▶ _TASK PROMPT_: Set down every entry again word for word, please, but skip the pictures.

Records with drawing code:
• • • •

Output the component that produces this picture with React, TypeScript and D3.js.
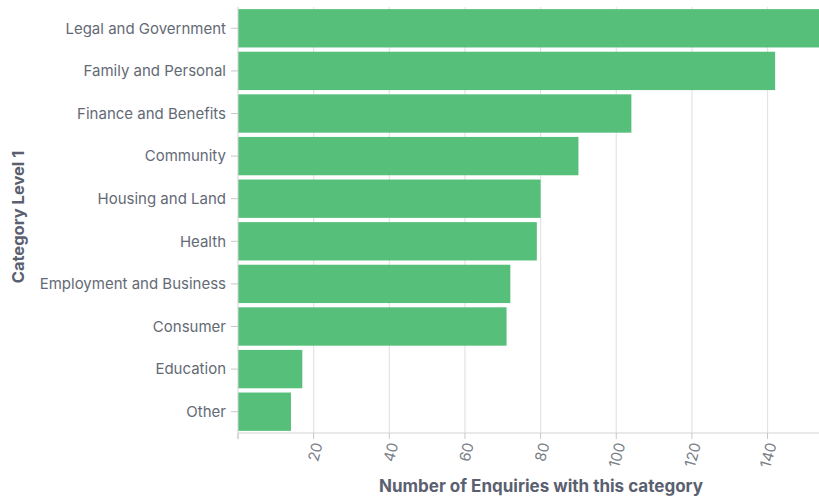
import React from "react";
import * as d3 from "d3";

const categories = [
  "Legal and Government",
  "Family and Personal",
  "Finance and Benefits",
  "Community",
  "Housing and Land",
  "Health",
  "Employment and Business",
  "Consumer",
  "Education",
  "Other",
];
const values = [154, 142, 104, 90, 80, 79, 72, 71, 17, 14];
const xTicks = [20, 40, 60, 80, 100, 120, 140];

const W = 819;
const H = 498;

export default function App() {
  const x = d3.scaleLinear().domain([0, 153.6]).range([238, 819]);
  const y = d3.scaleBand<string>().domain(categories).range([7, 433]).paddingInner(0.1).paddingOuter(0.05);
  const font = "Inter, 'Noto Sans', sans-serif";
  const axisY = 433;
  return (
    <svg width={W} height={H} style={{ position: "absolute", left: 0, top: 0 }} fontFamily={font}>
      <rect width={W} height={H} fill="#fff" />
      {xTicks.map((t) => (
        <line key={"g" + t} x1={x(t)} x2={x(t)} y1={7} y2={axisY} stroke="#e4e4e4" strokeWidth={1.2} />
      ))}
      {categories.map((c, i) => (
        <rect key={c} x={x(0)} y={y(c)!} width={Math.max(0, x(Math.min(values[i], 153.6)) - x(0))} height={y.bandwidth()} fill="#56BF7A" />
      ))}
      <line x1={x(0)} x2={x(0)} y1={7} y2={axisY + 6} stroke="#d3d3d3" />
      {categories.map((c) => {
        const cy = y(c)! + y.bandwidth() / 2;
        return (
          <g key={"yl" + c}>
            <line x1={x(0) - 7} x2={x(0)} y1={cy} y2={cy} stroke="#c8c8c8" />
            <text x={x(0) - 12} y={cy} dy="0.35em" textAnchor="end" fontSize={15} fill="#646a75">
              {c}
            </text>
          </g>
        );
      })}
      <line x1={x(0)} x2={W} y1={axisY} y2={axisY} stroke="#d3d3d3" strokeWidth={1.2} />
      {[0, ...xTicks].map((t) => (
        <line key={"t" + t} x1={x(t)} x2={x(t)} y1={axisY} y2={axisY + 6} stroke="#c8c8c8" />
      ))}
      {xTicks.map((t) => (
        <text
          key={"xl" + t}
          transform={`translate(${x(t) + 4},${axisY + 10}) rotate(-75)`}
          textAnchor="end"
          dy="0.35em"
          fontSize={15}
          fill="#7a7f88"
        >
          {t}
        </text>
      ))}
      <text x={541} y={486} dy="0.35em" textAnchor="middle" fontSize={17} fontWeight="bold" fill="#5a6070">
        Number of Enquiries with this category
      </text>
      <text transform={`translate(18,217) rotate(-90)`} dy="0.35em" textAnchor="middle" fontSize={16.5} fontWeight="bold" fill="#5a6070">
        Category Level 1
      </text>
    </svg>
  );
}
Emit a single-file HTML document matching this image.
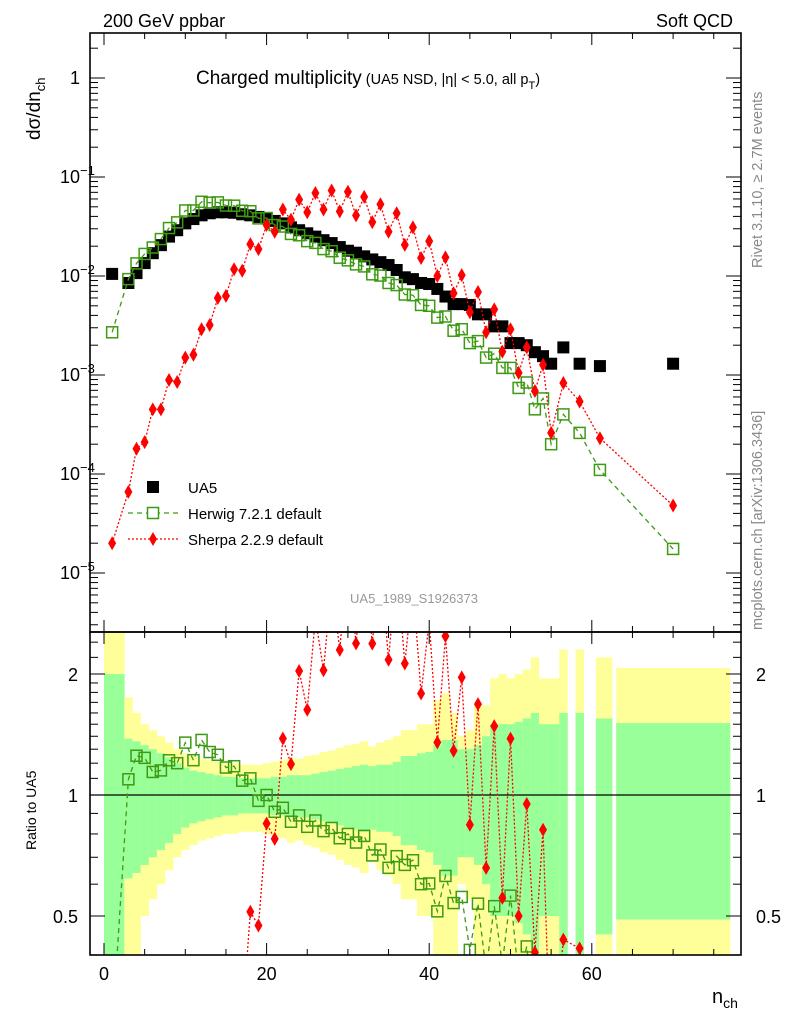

• • • •

▶ _RESPONSE_:
Output the component that produces this picture with React, TypeScript and D3.js.
import React from "react";
import * as d3 from "d3";

const categories = [
  "Legal and Government",
  "Family and Personal",
  "Finance and Benefits",
  "Community",
  "Housing and Land",
  "Health",
  "Employment and Business",
  "Consumer",
  "Education",
  "Other",
];
const values = [154, 142, 104, 90, 80, 79, 72, 71, 17, 14];
const xTicks = [20, 40, 60, 80, 100, 120, 140];

const W = 819;
const H = 498;

export default function App() {
  const x = d3.scaleLinear().domain([0, 153.6]).range([238, 819]);
  const y = d3.scaleBand<string>().domain(categories).range([7, 433]).paddingInner(0.1).paddingOuter(0.05);
  const font = "Inter, 'Noto Sans', sans-serif";
  const axisY = 433;
  return (
    <svg width={W} height={H} style={{ position: "absolute", left: 0, top: 0 }} fontFamily={font}>
      <rect width={W} height={H} fill="#fff" />
      {xTicks.map((t) => (
        <line key={"g" + t} x1={x(t)} x2={x(t)} y1={7} y2={axisY} stroke="#e4e4e4" strokeWidth={1.2} />
      ))}
      {categories.map((c, i) => (
        <rect key={c} x={x(0)} y={y(c)!} width={Math.max(0, x(Math.min(values[i], 153.6)) - x(0))} height={y.bandwidth()} fill="#56BF7A" />
      ))}
      <line x1={x(0)} x2={x(0)} y1={7} y2={axisY + 6} stroke="#d3d3d3" />
      {categories.map((c) => {
        const cy = y(c)! + y.bandwidth() / 2;
        return (
          <g key={"yl" + c}>
            <line x1={x(0) - 7} x2={x(0)} y1={cy} y2={cy} stroke="#c8c8c8" />
            <text x={x(0) - 12} y={cy} dy="0.35em" textAnchor="end" fontSize={15} fill="#646a75">
              {c}
            </text>
          </g>
        );
      })}
      <line x1={x(0)} x2={W} y1={axisY} y2={axisY} stroke="#d3d3d3" strokeWidth={1.2} />
      {[0, ...xTicks].map((t) => (
        <line key={"t" + t} x1={x(t)} x2={x(t)} y1={axisY} y2={axisY + 6} stroke="#c8c8c8" />
      ))}
      {xTicks.map((t) => (
        <text
          key={"xl" + t}
          transform={`translate(${x(t) + 4},${axisY + 10}) rotate(-75)`}
          textAnchor="end"
          dy="0.35em"
          fontSize={15}
          fill="#7a7f88"
        >
          {t}
        </text>
      ))}
      <text x={541} y={486} dy="0.35em" textAnchor="middle" fontSize={17} fontWeight="bold" fill="#5a6070">
        Number of Enquiries with this category
      </text>
      <text transform={`translate(18,217) rotate(-90)`} dy="0.35em" textAnchor="middle" fontSize={16.5} fontWeight="bold" fill="#5a6070">
        Category Level 1
      </text>
    </svg>
  );
}
Emit a single-file HTML document matching this image.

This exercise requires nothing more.